### [Written request]
From the records below, pull each line that has "this".

### [Excerpted data]
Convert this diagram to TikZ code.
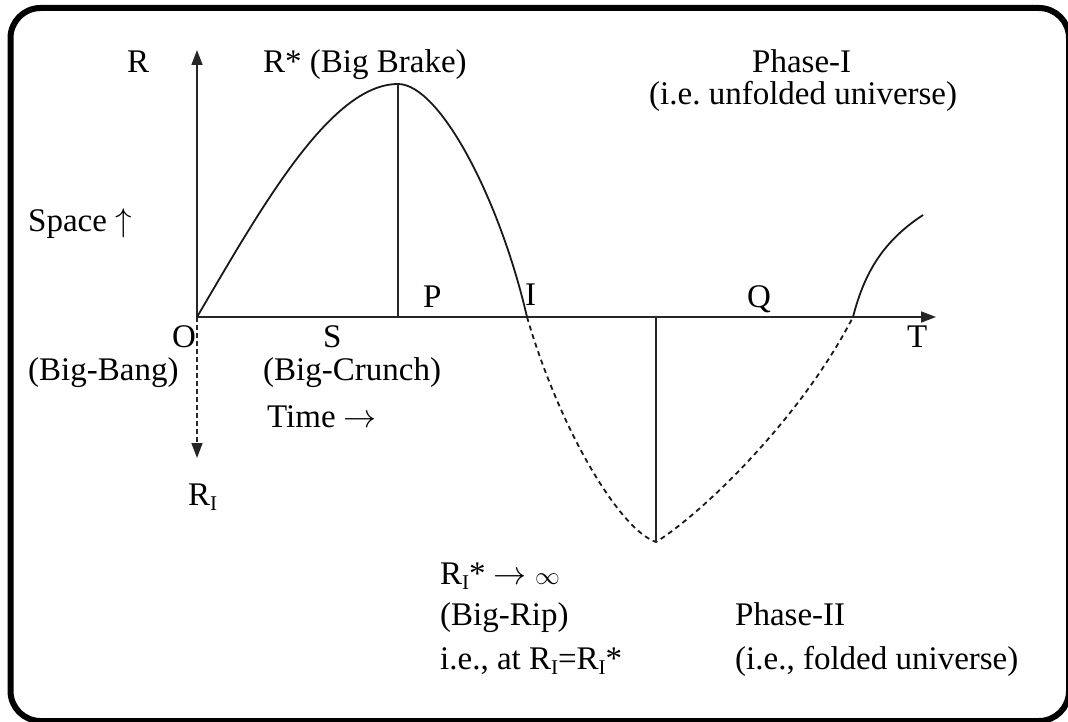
\RequirePackage{fix-cm}
\documentclass[tikz,border=0pt]{standalone}
\usepackage{fontspec}
\setmainfont{Liberation Serif}
\usetikzlibrary{arrows.meta}
\frenchspacing
\newcommand{\subI}{\raisebox{-0.18em}{\fontsize{21}{21}\selectfont I}}
\tikzset{
  lbl/.style={font=\fontsize{33}{40}\selectfont, inner sep=0pt, anchor=base west},
  axisline/.style={line width=1.6pt, draw=black!85},
  curve/.style={line width=1.8pt, draw=black!90},
  dcurve/.style={line width=1.8pt, draw=black!90, dash pattern=on 5pt off 4pt},
  tip/.style={-{Triangle[length=15pt,width=11pt]}},
  frame/.style={line width=6pt, draw=black, rounded corners=30pt}
}
\begin{document}
\begin{tikzpicture}[x=1pt,y=-1pt]
\useasboundingbox (0,0) rectangle (1068,722);
\begin{scope}
\clip (0,0) rectangle (1068,722);
\draw[frame] (10.5,8) rectangle (1069,721);
\end{scope}
% key points
\coordinate (O) at (197,317);
\coordinate (Ytop) at (197,50);
\coordinate (Xend) at (936,317);
\coordinate (Ydown) at (197,458);
\coordinate (Peak) at (398,84);
\coordinate (PeakFoot) at (398,317);
\coordinate (I) at (527,317);
\coordinate (Min) at (656,542);
\coordinate (MinFoot) at (656,317);
\coordinate (J) at (853,317);
\coordinate (End) at (923,215);
% axes
\draw[axisline,tip] (O) -- (Ytop);
\draw[axisline,tip] (O) -- (Xend);
\draw[axisline,tip,dash pattern=on 5pt off 3pt] (O) -- (Ydown);
% curves
\draw[curve] (O) .. controls (260,210) and (330,84) .. (Peak)
             .. controls (440,84) and (500,200) .. (I);
\draw[dcurve] (I) .. controls (560,430) and (620,530) .. (Min)
              .. controls (700,515) and (800,420) .. (J);
\draw[curve] (J) .. controls (865,270) and (885,240) .. (End);
% verticals
\draw[axisline] (Peak) -- (PeakFoot);
\draw[axisline] (Min) -- (MinFoot);
% labels
\node[lbl] (lR) at (127,73) {R};
\node[lbl] (lRstar) at (263,73) {R* (Big Brake)};
\node[lbl] (lPh1) at (752,73) {Phase-I};
\node[lbl] (lUnf) at (649,105) {(i.e. unfolded universe)};
\node[lbl] (lSpace) at (28,232) {Space $\uparrow$};
\node[lbl] (lO) at (172,347) {O};
\node[lbl] (lS) at (323,347) {S};
\node[lbl] (lBang) at (28,380) {(Big-Bang)};
\node[lbl] (lCrunch) at (263,380) {(Big-Crunch)};
\node[lbl] (lTime) at (267,427) {Time $\rightarrow$};
\node[lbl] (lRI) at (188,505) {R\subI};
\node[lbl] (lP) at (423,307) {P};
\node[lbl] (lI) at (525,305) {I};
\node[lbl] (lQ) at (747,307) {Q};
\node[lbl] (lT) at (907,347) {T};
\node[lbl] (lRinf) at (440,584) {R\subI* $\rightarrow$ \scalebox{0.75}{$\infty$}};
\node[lbl] (lRip) at (440,625) {(Big-Rip)};
\node[lbl] (lPh2) at (735,625) {Phase-II};
\node[lbl] (lAt) at (440,669) {i.e., at R\subI=R\subI*};
\node[lbl] (lFold) at (735,669) {(i.e., folded universe)};
\end{tikzpicture}
\end{document}
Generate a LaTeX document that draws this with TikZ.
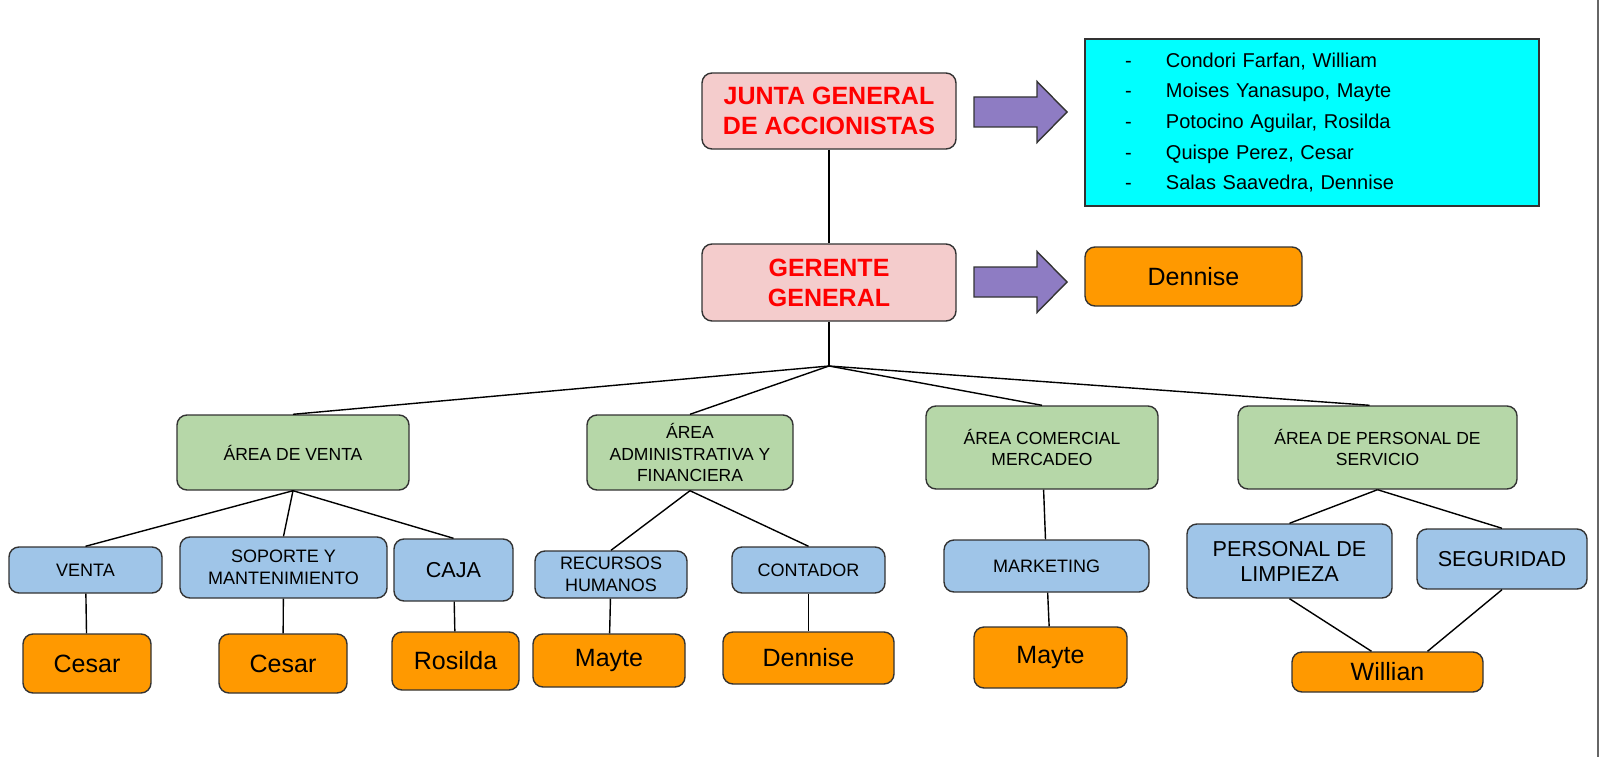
\documentclass[tikz,border=0pt]{standalone}
\usepackage{fontspec}
\setmainfont{Liberation Sans}

\definecolor{rosa}{HTML}{F4CCCC}
\definecolor{rojo}{HTML}{FF0000}
\definecolor{morado}{HTML}{8E7CC3}
\definecolor{cian}{HTML}{00FFFF}
\definecolor{naranja}{HTML}{FF9900}
\definecolor{verde}{HTML}{B6D7A8}
\definecolor{azul}{HTML}{9FC5E8}

\newcommand{\guion}{\makebox[41pt][l]{-}}

\tikzset{
  cajabase/.style={draw=black!80,line width=1.4pt,rounded corners=10pt,align=center,inner sep=0pt,text=black},
  jefebox/.style={cajabase,fill=rosa,text=rojo,font=\fontsize{25}{30}\selectfont\bfseries},
  areabox/.style={cajabase,fill=verde,font=\fontsize{17.5}{21.5}\selectfont},
  cargobox/.style={cajabase,fill=azul,font=\fontsize{18}{21.5}\selectfont},
  cargogrande/.style={cargobox,font=\fontsize{21.6}{25}\selectfont},
  nombrebox/.style={cajabase,fill=naranja,font=\fontsize{25}{30}\selectfont},
  listabox/.style={draw=black!80,line width=1.4pt,fill=cian,align=left,inner ysep=0pt,font=\fontsize{20}{30.6}\selectfont},
  linea/.style={line width=1.4pt,black},
  flecha/.pic={\draw[fill=morado,draw=black!80,line width=1.4pt] (0,-15) -- (63,-15) -- (63,-30.5) -- (93,0) -- (63,30.5) -- (63,15) -- (0,15) -- cycle;}
}

\begin{document}
\begin{tikzpicture}[x=1pt,y=-1pt]
    \useasboundingbox (0,0) rectangle (1600,757);
    \draw[black!60,line width=1.2pt] (1598,0) -- (1598,757);

    %direccion
    \node (junta) at (829,111) [jefebox,minimum width=254pt,minimum height=76pt] {JUNTA GENERAL\\DE ACCIONISTAS};
    \node (gerente) at (829,282.5) [jefebox,minimum width=254pt,minimum height=77pt] {GERENTE\\GENERAL};
    \node (socios) at (1312,122.5) [listabox,minimum height=167pt,text width=374pt,inner xsep=40pt] {\guion Condori Farfan, William\\ \guion Moises Yanasupo, Mayte\\ \guion Potocino Aguilar, Rosilda\\ \guion Quispe Perez, Cesar\\ \guion Salas Saavedra, Dennise};
    \node (gerentenombre) at (1193.5,276.5) [nombrebox,minimum width=217pt,minimum height=59pt] {Dennise};
    \pic at (974,112) {flecha};
    \pic at (974,282) {flecha};
    \coordinate (nodo) at (829,366);

    %areas
    \node (venta) at (293,452.5) [areabox,minimum width=232pt,minimum height=75pt] {ÁREA DE VENTA};
    \node (admin) at (690,452.5) [areabox,minimum width=206pt,minimum height=75pt] {ÁREA\\ADMINISTRATIVA Y\\FINANCIERA};
    \node (comercial) at (1042,447.5) [areabox,minimum width=232pt,minimum height=83pt] {ÁREA COMERCIAL\\MERCADEO};
    \node (personal) at (1377.5,447.5) [areabox,minimum width=279pt,minimum height=83pt] {ÁREA DE PERSONAL DE\\SERVICIO};

    %cargos
    \node (cventa) at (85.5,570) [cargobox,minimum width=153pt,minimum height=46pt] {VENTA};
    \node (soporte) at (283.5,567.5) [cargobox,minimum width=207pt,minimum height=61pt] {SOPORTE Y\\MANTENIMIENTO};
    \node (caja) at (453.5,570) [cargogrande,minimum width=119pt,minimum height=62pt] {CAJA};
    \node (rrhh) at (611,574.5) [cargobox,minimum width=152pt,minimum height=47pt] {RECURSOS\\HUMANOS};
    \node (contador) at (808.5,570) [cargobox,minimum width=153pt,minimum height=46pt] {CONTADOR};
    \node (marketing) at (1046.5,566) [cargobox,minimum width=205pt,minimum height=52pt] {MARKETING};
    \node (limpieza) at (1289.5,561) [cargogrande,minimum width=205pt,minimum height=74pt] {PERSONAL DE\\LIMPIEZA};
    \node (seguridad) at (1502,559) [cargogrande,minimum width=170pt,minimum height=60pt] {SEGURIDAD};

    %nombres
    \node (cesar1) at (87,663.5) [nombrebox,minimum width=128pt,minimum height=59pt] {Cesar};
    \node (cesar2) at (283,663.5) [nombrebox,minimum width=128pt,minimum height=59pt] {Cesar};
    \node (rosilda) at (455.5,661) [nombrebox,minimum width=127pt,minimum height=58pt] {Rosilda};
    \node (mayte1) at (609,660.5) [nombrebox,minimum width=152pt,minimum height=53pt] {Mayte};
    \node (dennise) at (808.5,658) [nombrebox,minimum width=171pt,minimum height=52pt] {Dennise};
    \node (mayte2) at (1050.5,657.5) [nombrebox,minimum width=153pt,minimum height=61pt] {Mayte};
    \node (willian) at (1387.5,672) [nombrebox,minimum width=191pt,minimum height=40pt] {Willian};

    \draw [linea] (junta) -- (gerente);
    \draw [linea] (gerente) -- (nodo);
    \draw [linea] (nodo) -- (venta.north);
    \draw [linea] (nodo) -- (admin.north);
    \draw [linea] (nodo) -- (comercial.north);
    \draw [linea] (nodo) -- ([xshift=-8pt]personal.north);

    \draw [linea] (venta.south) -- (cventa.north);
    \draw [linea] (venta.south) -- (soporte.north);
    \draw [linea] (venta.south) -- (caja.north);
    \draw [linea] (admin.south) -- (rrhh.north);
    \draw [linea] (admin.south) -- (contador.north);
    \draw [linea] (comercial) -- (marketing);
    \draw [linea] (personal.south) -- (limpieza.north);
    \draw [linea] (personal.south) -- (seguridad.north);

    \draw [linea] (cventa) -- (cesar1);
    \draw [linea] (soporte) -- (cesar2);
    \draw [linea] (caja) -- (rosilda);
    \draw [linea] (rrhh) -- (mayte1);
    \draw [linea] (contador) -- (dennise);
    \draw [linea] (marketing) -- (mayte2);
    \draw [linea] (limpieza.south) -- ([xshift=-16pt]willian.north);
    \draw [linea] (seguridad.south) -- ([xshift=40pt]willian.north);
\end{tikzpicture}
\end{document}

### [The output]
Convert this diagram to TikZ code.
Generate a LaTeX document that draws this with TikZ.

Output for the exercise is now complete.